Всё это относится к числу вспомогательных причин, которыми Бог пользуется как служебными средствами, чтобы осуществить по возможности идею наилучшего. Между тем очень многие думают, что охлаждающее и согревающее, сгущающее и разрешающее и всё, что производит подобные явления, – всё это не вспомогательные причины всего существующего. Но ведь ни смысла, ни разума они ни в каком отношении иметь не могут; ибо из вещей существующих единственным существом, которому дано иметь разум, надобно признавать душу. Душа же невидима; а огонь, вода, земля, воздух – всё это образует видимые тела. Кто любит разум и знание, тот необходимо преследует прежде всего причины разумной природы, а причинам, которые происходят от чего-либо приводимого в движение и, по необходимости, сообщающего его другим вещам, отводит второе место. Так надо сделать и нам: надобно допустить оба разряда причин, но отличать те, которые являются разумными творцами прекрасного и доброго, от тех, которые, будучи лишены разумения, производят всегда одно беспорядочно-случайное.
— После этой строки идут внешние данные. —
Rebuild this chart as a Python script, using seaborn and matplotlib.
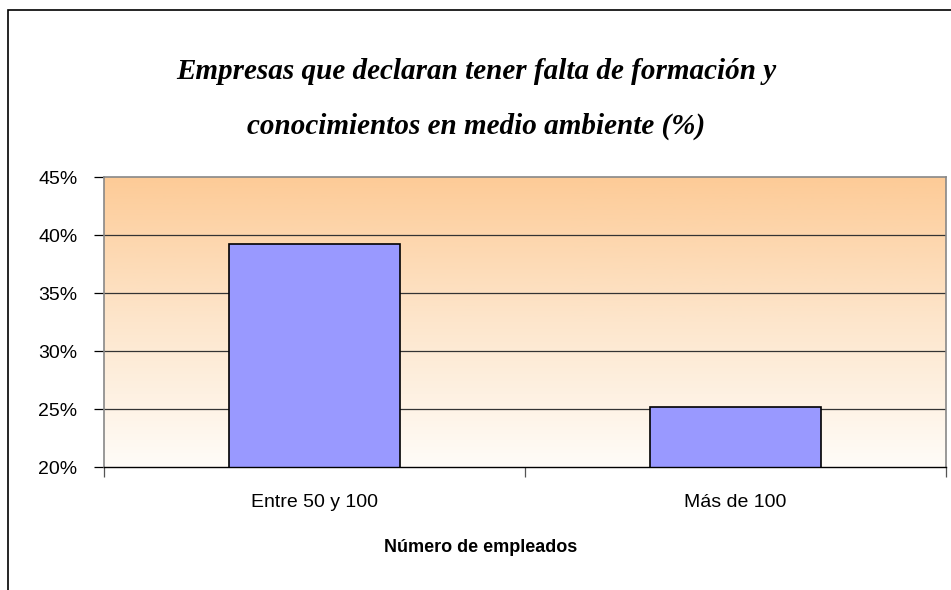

Итак, пусть это будет у нас сказано о вспомогательных причинах зрения, – почему именно глаза обладают той силой, какая им теперь досталась. Затем надобно сказать о наиболее полезном деле их служения, ради которого Бог нам даровал их. Зрение, по моему мнению, явилось причиною величайшей для нас пользы, ибо из теперешних наших рассуждений о вселенной не было бы произнесено ни слова, если бы мы не видели ни звезд, ни солнца, ни неба. При посредстве же зрения, день и ночь, месяцы и годовые обороты открыли нам теперь число и понятие о времени и дали возможность исследовать природу вселенной. А отсюда мы произвели род философии, – благо, выше которого и не сходило и не сойдет никогда к смертному роду, в дар от богов. Так это я называю величайшим благодеянием очей. Зачем распространяться еще о прочих, менее важных, которые слепец-не-философ «горько оплакивал бы в бессильной скорби»[74]. Порешим лучше на том, что Бог изобрел и даровал нам зрение именно по указанной причине, дабы мы, наблюдая в небе круговращения разума, извлекли из них пользу для оборотов мышления в нас самих, в стройных оборотах имели образец для родственных им расстроенных, а затем, изучив их и достигнув естественной правильности суждений, по подражанию совершенно неколебимым круговращениям божества, могли установить и свои собственные, уклонившиеся с пути обороты. То же надобно сказать опять о голосе и слухе, дарованных нам богами по тем же самым причинам и для той же цели. Ибо речь имеет ту же цель и содействует очень много ее достижению; что же касается пользы голоса музыкального, то она связана со слухом, ради гармонии. Гармония же, заключающая в себе движения, родственные оборотам нашей души, даруется музами тому, кто обращается с ними разумно, не для бесцельного наслаждения, – которому служит, кажется, теперь, – а в качестве пособницы, приводящей в порядок и в согласие с собою расстроенное круговращение нашей души. Также и ритм дан ими как средство против того нестройного и неудовлетворенного состояния духа, которому мы во многих случаях подпадаем.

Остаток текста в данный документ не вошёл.